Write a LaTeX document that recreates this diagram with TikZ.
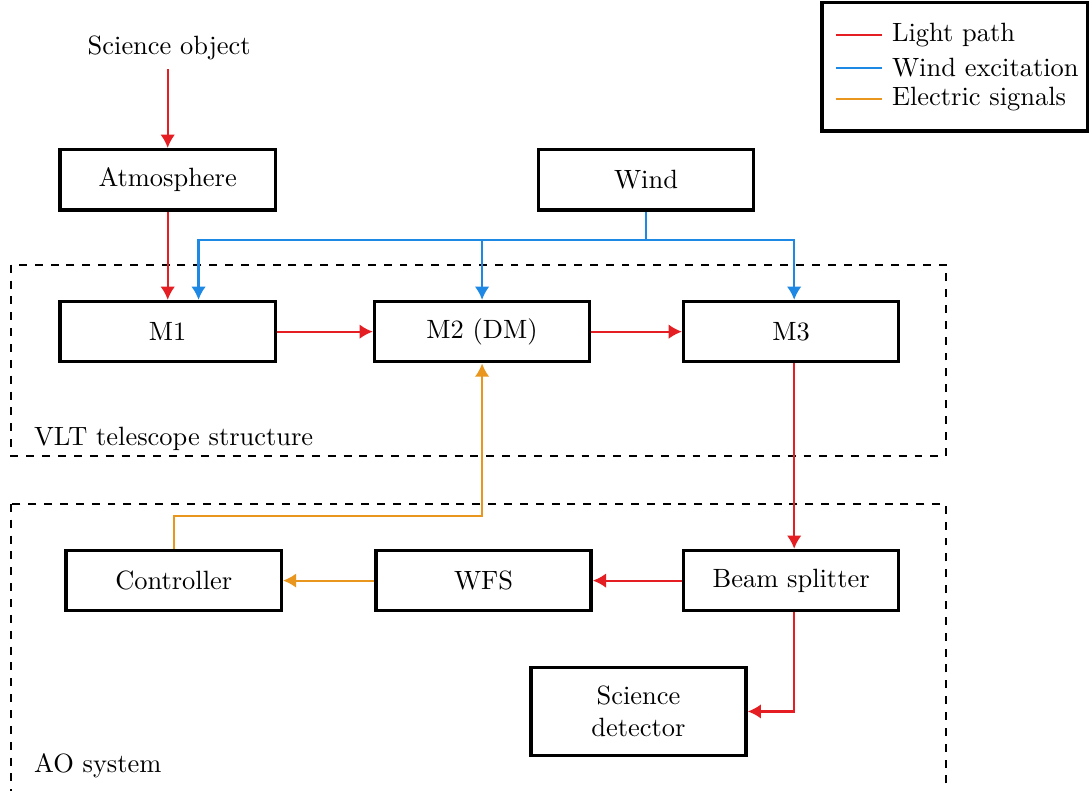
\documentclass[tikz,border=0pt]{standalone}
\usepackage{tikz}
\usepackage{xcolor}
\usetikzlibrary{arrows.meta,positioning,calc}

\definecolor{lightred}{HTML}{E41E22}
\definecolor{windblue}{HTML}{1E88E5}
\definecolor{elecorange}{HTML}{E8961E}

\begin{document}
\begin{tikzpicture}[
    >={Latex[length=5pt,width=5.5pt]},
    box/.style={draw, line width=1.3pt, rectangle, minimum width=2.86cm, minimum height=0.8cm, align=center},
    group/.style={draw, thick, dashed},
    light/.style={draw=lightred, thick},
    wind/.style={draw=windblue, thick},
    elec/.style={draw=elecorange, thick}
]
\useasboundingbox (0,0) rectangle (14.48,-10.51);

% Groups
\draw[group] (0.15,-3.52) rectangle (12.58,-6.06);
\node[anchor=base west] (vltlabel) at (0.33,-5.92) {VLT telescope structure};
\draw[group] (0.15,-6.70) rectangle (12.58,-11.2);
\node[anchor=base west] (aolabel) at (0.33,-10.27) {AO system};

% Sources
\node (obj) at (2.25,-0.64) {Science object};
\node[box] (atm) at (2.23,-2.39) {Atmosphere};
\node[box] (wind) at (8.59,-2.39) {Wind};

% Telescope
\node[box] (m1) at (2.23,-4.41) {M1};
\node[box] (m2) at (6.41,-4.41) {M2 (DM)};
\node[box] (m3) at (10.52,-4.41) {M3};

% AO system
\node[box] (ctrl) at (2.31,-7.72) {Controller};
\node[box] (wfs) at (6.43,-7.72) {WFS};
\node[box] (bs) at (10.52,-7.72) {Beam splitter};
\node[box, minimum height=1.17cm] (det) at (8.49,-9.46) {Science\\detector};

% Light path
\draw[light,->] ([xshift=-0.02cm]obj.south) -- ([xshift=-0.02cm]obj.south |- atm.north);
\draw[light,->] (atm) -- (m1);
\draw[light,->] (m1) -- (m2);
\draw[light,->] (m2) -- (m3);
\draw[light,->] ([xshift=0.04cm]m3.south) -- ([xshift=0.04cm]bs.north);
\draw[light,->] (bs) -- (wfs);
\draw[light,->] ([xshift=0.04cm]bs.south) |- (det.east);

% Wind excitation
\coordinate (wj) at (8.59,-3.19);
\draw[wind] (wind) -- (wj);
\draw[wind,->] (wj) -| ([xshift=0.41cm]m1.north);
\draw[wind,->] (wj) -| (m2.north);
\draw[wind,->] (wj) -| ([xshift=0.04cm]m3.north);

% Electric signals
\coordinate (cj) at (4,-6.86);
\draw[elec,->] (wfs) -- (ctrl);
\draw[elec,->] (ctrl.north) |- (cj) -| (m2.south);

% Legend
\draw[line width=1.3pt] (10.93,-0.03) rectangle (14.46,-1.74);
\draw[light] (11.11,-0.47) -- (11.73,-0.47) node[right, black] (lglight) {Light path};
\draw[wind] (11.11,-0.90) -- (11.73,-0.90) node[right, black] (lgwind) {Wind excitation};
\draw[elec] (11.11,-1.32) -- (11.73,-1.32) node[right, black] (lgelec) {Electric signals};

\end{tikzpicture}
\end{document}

──────────

**Request**
Take the listing above and restate it word for word, without its pictures.

**Task output**
Write a LaTeX document that recreates this diagram with TikZ.
\documentclass[tikz,border=0pt]{standalone}
\usepackage{tikz}
\usepackage{xcolor}
\usetikzlibrary{arrows.meta,positioning,calc}

\definecolor{lightred}{HTML}{E41E22}
\definecolor{windblue}{HTML}{1E88E5}
\definecolor{elecorange}{HTML}{E8961E}

\begin{document}
\begin{tikzpicture}[
    >={Latex[length=5pt,width=5.5pt]},
    box/.style={draw, line width=1.3pt, rectangle, minimum width=2.86cm, minimum height=0.8cm, align=center},
    group/.style={draw, thick, dashed},
    light/.style={draw=lightred, thick},
    wind/.style={draw=windblue, thick},
    elec/.style={draw=elecorange, thick}
]
\useasboundingbox (0,0) rectangle (14.48,-10.51);

% Groups
\draw[group] (0.15,-3.52) rectangle (12.58,-6.06);
\node[anchor=base west] (vltlabel) at (0.33,-5.92) {VLT telescope structure};
\draw[group] (0.15,-6.70) rectangle (12.58,-11.2);
\node[anchor=base west] (aolabel) at (0.33,-10.27) {AO system};

% Sources
\node (obj) at (2.25,-0.64) {Science object};
\node[box] (atm) at (2.23,-2.39) {Atmosphere};
\node[box] (wind) at (8.59,-2.39) {Wind};

% Telescope
\node[box] (m1) at (2.23,-4.41) {M1};
\node[box] (m2) at (6.41,-4.41) {M2 (DM)};
\node[box] (m3) at (10.52,-4.41) {M3};

% AO system
\node[box] (ctrl) at (2.31,-7.72) {Controller};
\node[box] (wfs) at (6.43,-7.72) {WFS};
\node[box] (bs) at (10.52,-7.72) {Beam splitter};
\node[box, minimum height=1.17cm] (det) at (8.49,-9.46) {Science\\detector};

% Light path
\draw[light,->] ([xshift=-0.02cm]obj.south) -- ([xshift=-0.02cm]obj.south |- atm.north);
\draw[light,->] (atm) -- (m1);
\draw[light,->] (m1) -- (m2);
\draw[light,->] (m2) -- (m3);
\draw[light,->] ([xshift=0.04cm]m3.south) -- ([xshift=0.04cm]bs.north);
\draw[light,->] (bs) -- (wfs);
\draw[light,->] ([xshift=0.04cm]bs.south) |- (det.east);

% Wind excitation
\coordinate (wj) at (8.59,-3.19);
\draw[wind] (wind) -- (wj);
\draw[wind,->] (wj) -| ([xshift=0.41cm]m1.north);
\draw[wind,->] (wj) -| (m2.north);
\draw[wind,->] (wj) -| ([xshift=0.04cm]m3.north);

% Electric signals
\coordinate (cj) at (4,-6.86);
\draw[elec,->] (wfs) -- (ctrl);
\draw[elec,->] (ctrl.north) |- (cj) -| (m2.south);

% Legend
\draw[line width=1.3pt] (10.93,-0.03) rectangle (14.46,-1.74);
\draw[light] (11.11,-0.47) -- (11.73,-0.47) node[right, black] (lglight) {Light path};
\draw[wind] (11.11,-0.90) -- (11.73,-0.90) node[right, black] (lgwind) {Wind excitation};
\draw[elec] (11.11,-1.32) -- (11.73,-1.32) node[right, black] (lgelec) {Electric signals};

\end{tikzpicture}
\end{document}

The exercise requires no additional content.